In the course of the love affair she had only once told secrets about her past, about the boardinghouse where she’d grown up. “How much they loved and respected my mother,” she’d said. “They waited with me until I was fourteen, and then there were only two of them, and they made sure I enjoyed it.”
“Did they beat you?”
“Beat me? No, not really.”
That was all. They were on a train, she turned away and looked out the window. She had said what she wanted to: yes, I knew too much too young, you’ll have to go on from there.
He had tried—he thought he’d tried, he remembered it that way. She had, too. But they drifted. A day came, and whatever had been there before wasn’t there anymore. Another Parisian love affair ended, nobody could really explain it, and nobody tried.
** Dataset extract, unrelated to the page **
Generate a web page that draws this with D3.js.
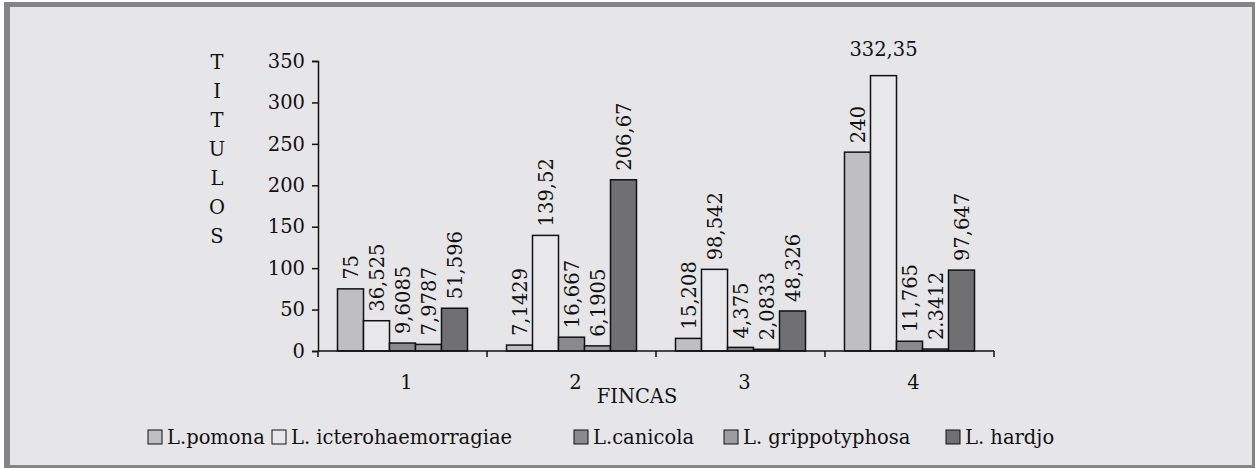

They angled away from the river, into the 7th Arrondissement, toward Passy, hurrying across the Pont de Solférino, where white snow spun over the black river and the wind sang in the arches of the bridge. “Jean-Claude?” she said, and he stopped.
She looked up at him, there were white crystals of ice in her eyelashes, frozen tears at the corners of her eyes, and she was shivering. “I think I need to rest for a moment,” she said.
They found a little shelter, in the shallow portal of an ancient building. She burrowed against his chest. “How can there be nothing?” she said plaintively. She was right, the streets were deserted, no bicycle cabs, no people.
“We’re halfway,” he said.
“Only that?”
“A little more, maybe.”
“Jean-Claude, can I ask you a question?”
“Of course.”
“Is there really a movie? Or is it, you know.”
“A movie. Hotel Dorado, we’re calling it. For Continental, maybe. Of course like always, it’s pure air until the great hand from the sky comes down and writes a check.”
“I wondered. Sometimes, I think, men want to run their lives backward.”
“Not women?”
“No.”
Not women? Not ever? It was warm where he held her against him. Slowly he unwound the long muffler, ran it under her chin and around so that her ears were covered.
“Thank you,” she said. “That’s better.”
“Shall we start out again? Sooner we do . . .”
“Listen!” she whispered.
A car? She canted her head, held the muffler away from one ear. He could hear only the hiss of falling snow, but then, faintly, a violin. And then a cello. He looked up the side of the building, then across the street. But the snow made it hard to locate.
“A trio,” she said.
“Yes.”
He looked at his watch. Oh, France! 3:25 on the morning of Christmas, in an occupied city, three friends determine to stay up all night and play Beethoven trios—in a cold, dark apartment. She looked up at him, mouth set hard as though she refused to cry.
Rue de Grenelle, rue Vaneau, tempting to take Invalides, but better to swing wide of the Ecole Militaire complex. Military and security offices had been there before and they would still be in operation, with new tenants. Plenty of Gestapo and French police in the neighborhood. So, find Grenelle again, and take the next small street, less important, in the same direction.
They never heard the car until they were almost on top of it, then they hugged a wall and froze. It was a Citroën Traction Avant, always a Gestapo car because the front-wheel drive worked on nights like these, with chains on the tires. It was idling—perfectly tuned, it hardly made a sound—the hot exhaust melting the snow behind the rear wheel. Through the back window they could see the silhouette of a man in the passenger seat. The driver had left the car and was standing in front of an apartment building, urinating on the front door.